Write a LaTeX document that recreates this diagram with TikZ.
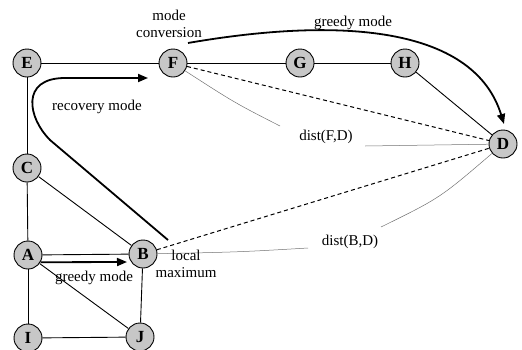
\documentclass[tikz,border=0pt]{standalone}
\usepackage{fontspec}
\setmainfont{Liberation Serif}
\usetikzlibrary{arrows.meta}
\begin{document}
\begin{tikzpicture}[x=1pt,y=-1pt,
  vertex/.style={circle,draw,line width=0.9pt,fill=black!22,minimum size=28pt,
    inner sep=0pt,font=\fontsize{17}{17}\selectfont\bfseries},
  edge/.style={line width=0.9pt},
  distline/.style={line width=1pt,dash pattern=on 4pt off 3pt},
  measure/.style={black!55,line width=0.5pt},
  move/.style={line width=1.8pt,-{Triangle[length=10pt,width=8pt]}},
  lbl/.style={font=\fontsize{15}{17}\selectfont,inner sep=0pt,align=center}]
\useasboundingbox (0,0) rectangle (522,349);

% vertices
\node[vertex] (E) at (27,63)  {E};
\node[vertex] (F) at (173,63) {F};
\node[vertex] (G) at (300,63) {G};
\node[vertex] (H) at (405,63) {H};
\node[vertex] (D) at (503,144) {D};
\node[vertex] (C) at (27,168) {C};
\node[vertex] (A) at (28,255) {A};
\node[vertex] (B) at (143,254) {B};
\node[vertex] (I) at (28,338) {I};
\node[vertex] (J) at (140,337) {J};

% links
\draw[edge] (E) -- (F);
\draw[edge] (F) -- (G);
\draw[edge] (G) -- (H);
\draw[edge] (H) -- (D);
\draw[edge] (E) -- (C);
\draw[edge] (C) -- (A);
\draw[edge] (A) -- (I);
\draw[edge] (I) -- (J);
\draw[edge] (J) -- (B);
\draw[edge] (A) -- (B);
\draw[edge] (C) -- (B);
\draw[edge] (A) -- (J);

% straight-line distances to the destination
\draw[distline] (F) -- (D);
\draw[distline] (B) -- (D);

% distance markers
\coordinate (fd1) at (280,126);
\coordinate (fd2) at (365,146);
\coordinate (bd1) at (308,248);
\coordinate (bd2) at (381,227);
\draw[measure] (F) .. controls (235,103) .. (fd1);
\draw[measure] (fd2) -- (D);
\draw[measure] (B) .. controls (240,252) .. (bd1);
\draw[measure] (bd2) .. controls (440,198) .. (D);

% routing modes
\coordinate (g0) at (188,43);
\coordinate (gd) at (504,124);
\draw[move] (g0) .. controls (350,15) and (475,30) .. (gd);

\coordinate (r0) at (168,240);
\coordinate (r1) at (148,78);
\draw[move] (r0) -- (50,140) .. controls (28,118) and (20,78) .. (65,78) -- (r1);

\coordinate (a1) at (127,262);
\draw[move] (A.-30) -- (a1);

% labels
\node[lbl] (lconv) at (169,24) {mode\\conversion};
\node[lbl] (lgreedy1) at (353,23) {greedy mode};
\node[lbl] (lrec) at (97,107) {recovery mode};
\node[lbl] (lfd) at (326,137) {dist(F,D)};
\node[lbl] (lbd) at (350,242) {dist(B,D)};
\node[lbl] (lgreedy2) at (94,278) {greedy mode};
\node[lbl] (llocal) at (186,264) {local\\maximum};
\end{tikzpicture}
\end{document}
◆ ◆ ◆ ◆
*Task directions*
Retype each line of the listing above word for word. Exclude the pictures.

*Exercise result*
Write a LaTeX document that recreates this diagram with TikZ.
\documentclass[tikz,border=0pt]{standalone}
\usepackage{fontspec}
\setmainfont{Liberation Serif}
\usetikzlibrary{arrows.meta}
\begin{document}
\begin{tikzpicture}[x=1pt,y=-1pt,
  vertex/.style={circle,draw,line width=0.9pt,fill=black!22,minimum size=28pt,
    inner sep=0pt,font=\fontsize{17}{17}\selectfont\bfseries},
  edge/.style={line width=0.9pt},
  distline/.style={line width=1pt,dash pattern=on 4pt off 3pt},
  measure/.style={black!55,line width=0.5pt},
  move/.style={line width=1.8pt,-{Triangle[length=10pt,width=8pt]}},
  lbl/.style={font=\fontsize{15}{17}\selectfont,inner sep=0pt,align=center}]
\useasboundingbox (0,0) rectangle (522,349);

% vertices
\node[vertex] (E) at (27,63)  {E};
\node[vertex] (F) at (173,63) {F};
\node[vertex] (G) at (300,63) {G};
\node[vertex] (H) at (405,63) {H};
\node[vertex] (D) at (503,144) {D};
\node[vertex] (C) at (27,168) {C};
\node[vertex] (A) at (28,255) {A};
\node[vertex] (B) at (143,254) {B};
\node[vertex] (I) at (28,338) {I};
\node[vertex] (J) at (140,337) {J};

% links
\draw[edge] (E) -- (F);
\draw[edge] (F) -- (G);
\draw[edge] (G) -- (H);
\draw[edge] (H) -- (D);
\draw[edge] (E) -- (C);
\draw[edge] (C) -- (A);
\draw[edge] (A) -- (I);
\draw[edge] (I) -- (J);
\draw[edge] (J) -- (B);
\draw[edge] (A) -- (B);
\draw[edge] (C) -- (B);
\draw[edge] (A) -- (J);

% straight-line distances to the destination
\draw[distline] (F) -- (D);
\draw[distline] (B) -- (D);

% distance markers
\coordinate (fd1) at (280,126);
\coordinate (fd2) at (365,146);
\coordinate (bd1) at (308,248);
\coordinate (bd2) at (381,227);
\draw[measure] (F) .. controls (235,103) .. (fd1);
\draw[measure] (fd2) -- (D);
\draw[measure] (B) .. controls (240,252) .. (bd1);
\draw[measure] (bd2) .. controls (440,198) .. (D);

% routing modes
\coordinate (g0) at (188,43);
\coordinate (gd) at (504,124);
\draw[move] (g0) .. controls (350,15) and (475,30) .. (gd);

\coordinate (r0) at (168,240);
\coordinate (r1) at (148,78);
\draw[move] (r0) -- (50,140) .. controls (28,118) and (20,78) .. (65,78) -- (r1);

\coordinate (a1) at (127,262);
\draw[move] (A.-30) -- (a1);

% labels
\node[lbl] (lconv) at (169,24) {mode\\conversion};
\node[lbl] (lgreedy1) at (353,23) {greedy mode};
\node[lbl] (lrec) at (97,107) {recovery mode};
\node[lbl] (lfd) at (326,137) {dist(F,D)};
\node[lbl] (lbd) at (350,242) {dist(B,D)};
\node[lbl] (lgreedy2) at (94,278) {greedy mode};
\node[lbl] (llocal) at (186,264) {local\\maximum};
\end{tikzpicture}
\end{document}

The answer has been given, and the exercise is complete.